## STORED DATA
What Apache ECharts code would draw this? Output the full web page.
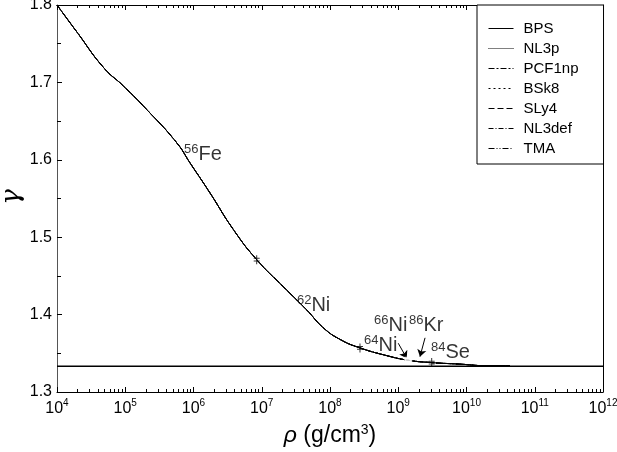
<!DOCTYPE html>
<html>
<head>
<meta charset="utf-8">
<script src="https://cdn.jsdelivr.net/npm/echarts@6/dist/echarts.min.js"></script>
<style>
  html, body { margin: 0; padding: 0; background: #fff; }
  #chart { width: 617px; height: 452px; }
</style>
</head>
<body>
<div id="chart"></div>
<script>
// adiabatic index along the outer crust
const rho = [1e4, 1.96e4, 4.83e4, 9.35e4, 2.06e5, 5.68e5, 8.89e5, 1.75e6, 3.83e6, 8.43e6,
  2.07e7, 4.56e7, 7.98e7, 1.40e8, 2.75e8, 6.78e8, 1.40e9, 3.09e9, 8.04e9, 1.98e10, 4.34e10];
const gamma = [1.800, 1.765, 1.719, 1.6955, 1.665, 1.622, 1.596, 1.557, 1.510, 1.471,
  1.436, 1.406, 1.383, 1.368, 1.357, 1.347, 1.341, 1.338, 1.336, 1.334, 1.334];

const models = ["BPS", "NL3p", "PCF1np", "BSk8", "SLy4", "NL3def", "TMA"];
const dashes = ["solid", [1, 1], [6, 2, 2, 2], [2, 3], [6, 3], [5, 2, 1, 2], [6, 2, 1, 2, 1, 2]];

const gamma43 = 4 / 3;
const rhoRange = [1e4, 1e12];

// composition change marks on the curve
const tickRho = [8.43e6, 2.75e8, 3.09e9];
const tickGamma = [1.471, 1.357, 1.338];
const boxRho = [1.40e9];
const boxGamma = [1.3405];

// nucleus labels
const labelText = [["56", "Fe"], ["62", "Ni"], ["66", "Ni"], ["86", "Kr"], ["64", "Ni"], ["84", "Se"]];
const labelRho = [7.26e5, 3.28e7, 4.42e8, 1.44e9, 3.15e8, 3.02e9];
const labelGamma = [1.607, 1.4114, 1.3855, 1.3855, 1.3596, 1.3505];

// arrows from 66Ni and 86Kr
const arrowFrom = [[1.0e9, 1.363], [2.47e9, 1.370]];
const arrowTo = [[1.33e9, 1.3437], [2.08e9, 1.3457]];

const font = "Liberation Sans, Arial, sans-serif";

const chart = echarts.init(document.getElementById("chart"), null, { renderer: "canvas" });

const curve = rho.map((r, i) => [r, gamma[i]]);

const series = models.map((m, i) => ({
  name: m,
  type: "line",
  data: curve,
  symbol: "none",
  smooth: 0.5,
  lineStyle: { color: "#000", width: 1, type: dashes[i] },
  itemStyle: { color: "#000" },
  z: 3
}));

series.push({
  name: "gamma43",
  type: "line",
  data: rhoRange.map(r => [r, gamma43]),
  symbol: "none",
  lineStyle: { color: "#000", width: 1.5 },
  z: 2
});

series.push({
  type: "scatter",
  data: tickRho.map((r, i) => [r, tickGamma[i]]),
  symbol: "path://M2.5,0h1v10h-1z M0,3h6v1h-6z M0,6h6v1h-6z",
  symbolSize: [6, 9],
  itemStyle: { color: "#000" },
  z: 4
});

series.push({
  type: "scatter",
  data: boxRho.map((r, i) => [r, boxGamma[i]]),
  symbol: "emptyRect",
  symbolSize: 6,
  itemStyle: { color: "#fff", borderColor: "#000", borderWidth: 1 },
  z: 4
});

series.push({
  type: "lines",
  coordinateSystem: "cartesian2d",
  data: arrowFrom.map((p, i) => ({ coords: [p, arrowTo[i]] })),
  symbol: ["none", "arrow"],
  symbolSize: 7,
  lineStyle: { color: "#000", width: 1, opacity: 1 },
  z: 4
});

series.push({
  type: "scatter",
  data: labelRho.map((r, i) => ({ value: [r, labelGamma[i]], txt: labelText[i] })),
  symbolSize: 0,
  label: {
    show: true,
    position: "right",
    distance: 0,
    color: "#000",
    formatter: p => "{s|" + p.data.txt[0] + "}{m|" + p.data.txt[1] + "}",
    rich: {
      s: { fontFamily: font, fontSize: 13, color: "#000", padding: [0, 0, 10, 0] },
      m: { fontFamily: font, fontSize: 20, color: "#000" }
    }
  },
  z: 5
});

const xTickLabel = v => {
  const e = Math.round(Math.log10(v));
  return "{b|10}{e|" + e + "}";
};

chart.setOption({
  animation: false,
  backgroundColor: "#fff",
  grid: { left: 57, right: 14, top: 5, bottom: 60, outerBoundsMode: "none", containLabel: false },
  graphic: [
    {
      type: "text",
      x: 12,
      y: 197,
      rotation: Math.PI / 2,
      style: {
        text: "γ",
        font: "italic 26px 'DejaVu Serif', serif",
        fill: "#000",
        align: "center",
        verticalAlign: "middle"
      }
    }
  ],
  legend: {
    data: models,
    orient: "vertical",
    left: 477,
    top: 5,
    itemWidth: 25,
    itemHeight: 14,
    itemGap: 5,
    padding: [16, 25, 8, 11],
    borderColor: "#000",
    borderWidth: 1,
    backgroundColor: "#fff",
    itemStyle: { opacity: 0 },
    lineStyle: { width: 1 },
    textStyle: { fontFamily: font, fontSize: 15, lineHeight: 14, color: "#000", padding: [0, 0, 0, 5] }
  },
  xAxis: [
    {
      type: "log",
      logBase: 10,
      min: 1e4,
      max: 1e12,
      name: "{i|ρ} (g/cm{sup|3})",
      nameLocation: "middle",
      nameGap: 31,
      nameTextStyle: {
        fontFamily: font, fontSize: 23, color: "#000",
        rich: {
          i: { fontFamily: font, fontSize: 23, fontStyle: "italic", color: "#000" },
          sup: { fontFamily: font, fontSize: 14, color: "#000", padding: [0, 0, 12, 0] }
        }
      },
      axisLine: { lineStyle: { color: "#000", width: 1 } },
      axisTick: { inside: true, length: 5, lineStyle: { color: "#000" } },
      minorTick: { show: true, splitNumber: 9, length: 3, lineStyle: { color: "#000" } },
      splitLine: { show: false },
      axisLabel: {
        formatter: xTickLabel,
        margin: 6,
        rich: {
          b: { fontFamily: font, fontSize: 16, color: "#000" },
          e: { fontFamily: font, fontSize: 10, color: "#000", padding: [0, 0, 12, 0] }
        }
      }
    },
    {
      type: "log",
      logBase: 10,
      min: 1e4,
      max: 1e12,
      position: "top",
      axisLine: { lineStyle: { color: "#000", width: 1 } },
      axisTick: { inside: true, length: 5, lineStyle: { color: "#000" } },
      minorTick: { show: true, splitNumber: 9, length: 3, lineStyle: { color: "#000" } },
      splitLine: { show: false },
      axisLabel: { show: false }
    }
  ],
  yAxis: [
    {
      type: "value",
      min: 1.3,
      max: 1.8,
      interval: 0.1,
      axisLine: { lineStyle: { color: "#555", width: 1 } },
      axisTick: { inside: true, length: 5, lineStyle: { color: "#000" } },
      minorTick: { show: true, splitNumber: 2, length: 4, lineStyle: { color: "#000" } },
      splitLine: { show: false },
      axisLabel: {
        fontFamily: font, fontSize: 16, color: "#000", margin: 5,
        formatter: v => v.toFixed(1)
      }
    },
    {
      type: "value",
      min: 1.3,
      max: 1.8,
      interval: 0.1,
      position: "right",
      axisLine: { show: true, lineStyle: { color: "#000", width: 1 } },
      axisTick: { show: false },
      splitLine: { show: false },
      axisLabel: { show: false }
    }
  ],
  series: series
});
</script>
</body>
</html>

## GOAL
Reproduce the full listing faithfully, but do not carry over any pictures.

## ANSWER TO THIS PROBLEM
What Apache ECharts code would draw this? Output the full web page.
<!DOCTYPE html>
<html>
<head>
<meta charset="utf-8">
<script src="https://cdn.jsdelivr.net/npm/echarts@6/dist/echarts.min.js"></script>
<style>
  html, body { margin: 0; padding: 0; background: #fff; }
  #chart { width: 617px; height: 452px; }
</style>
</head>
<body>
<div id="chart"></div>
<script>
// adiabatic index along the outer crust
const rho = [1e4, 1.96e4, 4.83e4, 9.35e4, 2.06e5, 5.68e5, 8.89e5, 1.75e6, 3.83e6, 8.43e6,
  2.07e7, 4.56e7, 7.98e7, 1.40e8, 2.75e8, 6.78e8, 1.40e9, 3.09e9, 8.04e9, 1.98e10, 4.34e10];
const gamma = [1.800, 1.765, 1.719, 1.6955, 1.665, 1.622, 1.596, 1.557, 1.510, 1.471,
  1.436, 1.406, 1.383, 1.368, 1.357, 1.347, 1.341, 1.338, 1.336, 1.334, 1.334];

const models = ["BPS", "NL3p", "PCF1np", "BSk8", "SLy4", "NL3def", "TMA"];
const dashes = ["solid", [1, 1], [6, 2, 2, 2], [2, 3], [6, 3], [5, 2, 1, 2], [6, 2, 1, 2, 1, 2]];

const gamma43 = 4 / 3;
const rhoRange = [1e4, 1e12];

// composition change marks on the curve
const tickRho = [8.43e6, 2.75e8, 3.09e9];
const tickGamma = [1.471, 1.357, 1.338];
const boxRho = [1.40e9];
const boxGamma = [1.3405];

// nucleus labels
const labelText = [["56", "Fe"], ["62", "Ni"], ["66", "Ni"], ["86", "Kr"], ["64", "Ni"], ["84", "Se"]];
const labelRho = [7.26e5, 3.28e7, 4.42e8, 1.44e9, 3.15e8, 3.02e9];
const labelGamma = [1.607, 1.4114, 1.3855, 1.3855, 1.3596, 1.3505];

// arrows from 66Ni and 86Kr
const arrowFrom = [[1.0e9, 1.363], [2.47e9, 1.370]];
const arrowTo = [[1.33e9, 1.3437], [2.08e9, 1.3457]];

const font = "Liberation Sans, Arial, sans-serif";

const chart = echarts.init(document.getElementById("chart"), null, { renderer: "canvas" });

const curve = rho.map((r, i) => [r, gamma[i]]);

const series = models.map((m, i) => ({
  name: m,
  type: "line",
  data: curve,
  symbol: "none",
  smooth: 0.5,
  lineStyle: { color: "#000", width: 1, type: dashes[i] },
  itemStyle: { color: "#000" },
  z: 3
}));

series.push({
  name: "gamma43",
  type: "line",
  data: rhoRange.map(r => [r, gamma43]),
  symbol: "none",
  lineStyle: { color: "#000", width: 1.5 },
  z: 2
});

series.push({
  type: "scatter",
  data: tickRho.map((r, i) => [r, tickGamma[i]]),
  symbol: "path://M2.5,0h1v10h-1z M0,3h6v1h-6z M0,6h6v1h-6z",
  symbolSize: [6, 9],
  itemStyle: { color: "#000" },
  z: 4
});

series.push({
  type: "scatter",
  data: boxRho.map((r, i) => [r, boxGamma[i]]),
  symbol: "emptyRect",
  symbolSize: 6,
  itemStyle: { color: "#fff", borderColor: "#000", borderWidth: 1 },
  z: 4
});

series.push({
  type: "lines",
  coordinateSystem: "cartesian2d",
  data: arrowFrom.map((p, i) => ({ coords: [p, arrowTo[i]] })),
  symbol: ["none", "arrow"],
  symbolSize: 7,
  lineStyle: { color: "#000", width: 1, opacity: 1 },
  z: 4
});

series.push({
  type: "scatter",
  data: labelRho.map((r, i) => ({ value: [r, labelGamma[i]], txt: labelText[i] })),
  symbolSize: 0,
  label: {
    show: true,
    position: "right",
    distance: 0,
    color: "#000",
    formatter: p => "{s|" + p.data.txt[0] + "}{m|" + p.data.txt[1] + "}",
    rich: {
      s: { fontFamily: font, fontSize: 13, color: "#000", padding: [0, 0, 10, 0] },
      m: { fontFamily: font, fontSize: 20, color: "#000" }
    }
  },
  z: 5
});

const xTickLabel = v => {
  const e = Math.round(Math.log10(v));
  return "{b|10}{e|" + e + "}";
};

chart.setOption({
  animation: false,
  backgroundColor: "#fff",
  grid: { left: 57, right: 14, top: 5, bottom: 60, outerBoundsMode: "none", containLabel: false },
  graphic: [
    {
      type: "text",
      x: 12,
      y: 197,
      rotation: Math.PI / 2,
      style: {
        text: "γ",
        font: "italic 26px 'DejaVu Serif', serif",
        fill: "#000",
        align: "center",
        verticalAlign: "middle"
      }
    }
  ],
  legend: {
    data: models,
    orient: "vertical",
    left: 477,
    top: 5,
    itemWidth: 25,
    itemHeight: 14,
    itemGap: 5,
    padding: [16, 25, 8, 11],
    borderColor: "#000",
    borderWidth: 1,
    backgroundColor: "#fff",
    itemStyle: { opacity: 0 },
    lineStyle: { width: 1 },
    textStyle: { fontFamily: font, fontSize: 15, lineHeight: 14, color: "#000", padding: [0, 0, 0, 5] }
  },
  xAxis: [
    {
      type: "log",
      logBase: 10,
      min: 1e4,
      max: 1e12,
      name: "{i|ρ} (g/cm{sup|3})",
      nameLocation: "middle",
      nameGap: 31,
      nameTextStyle: {
        fontFamily: font, fontSize: 23, color: "#000",
        rich: {
          i: { fontFamily: font, fontSize: 23, fontStyle: "italic", color: "#000" },
          sup: { fontFamily: font, fontSize: 14, color: "#000", padding: [0, 0, 12, 0] }
        }
      },
      axisLine: { lineStyle: { color: "#000", width: 1 } },
      axisTick: { inside: true, length: 5, lineStyle: { color: "#000" } },
      minorTick: { show: true, splitNumber: 9, length: 3, lineStyle: { color: "#000" } },
      splitLine: { show: false },
      axisLabel: {
        formatter: xTickLabel,
        margin: 6,
        rich: {
          b: { fontFamily: font, fontSize: 16, color: "#000" },
          e: { fontFamily: font, fontSize: 10, color: "#000", padding: [0, 0, 12, 0] }
        }
      }
    },
    {
      type: "log",
      logBase: 10,
      min: 1e4,
      max: 1e12,
      position: "top",
      axisLine: { lineStyle: { color: "#000", width: 1 } },
      axisTick: { inside: true, length: 5, lineStyle: { color: "#000" } },
      minorTick: { show: true, splitNumber: 9, length: 3, lineStyle: { color: "#000" } },
      splitLine: { show: false },
      axisLabel: { show: false }
    }
  ],
  yAxis: [
    {
      type: "value",
      min: 1.3,
      max: 1.8,
      interval: 0.1,
      axisLine: { lineStyle: { color: "#555", width: 1 } },
      axisTick: { inside: true, length: 5, lineStyle: { color: "#000" } },
      minorTick: { show: true, splitNumber: 2, length: 4, lineStyle: { color: "#000" } },
      splitLine: { show: false },
      axisLabel: {
        fontFamily: font, fontSize: 16, color: "#000", margin: 5,
        formatter: v => v.toFixed(1)
      }
    },
    {
      type: "value",
      min: 1.3,
      max: 1.8,
      interval: 0.1,
      position: "right",
      axisLine: { show: true, lineStyle: { color: "#000", width: 1 } },
      axisTick: { show: false },
      splitLine: { show: false },
      axisLabel: { show: false }
    }
  ],
  series: series
});
</script>
</body>
</html>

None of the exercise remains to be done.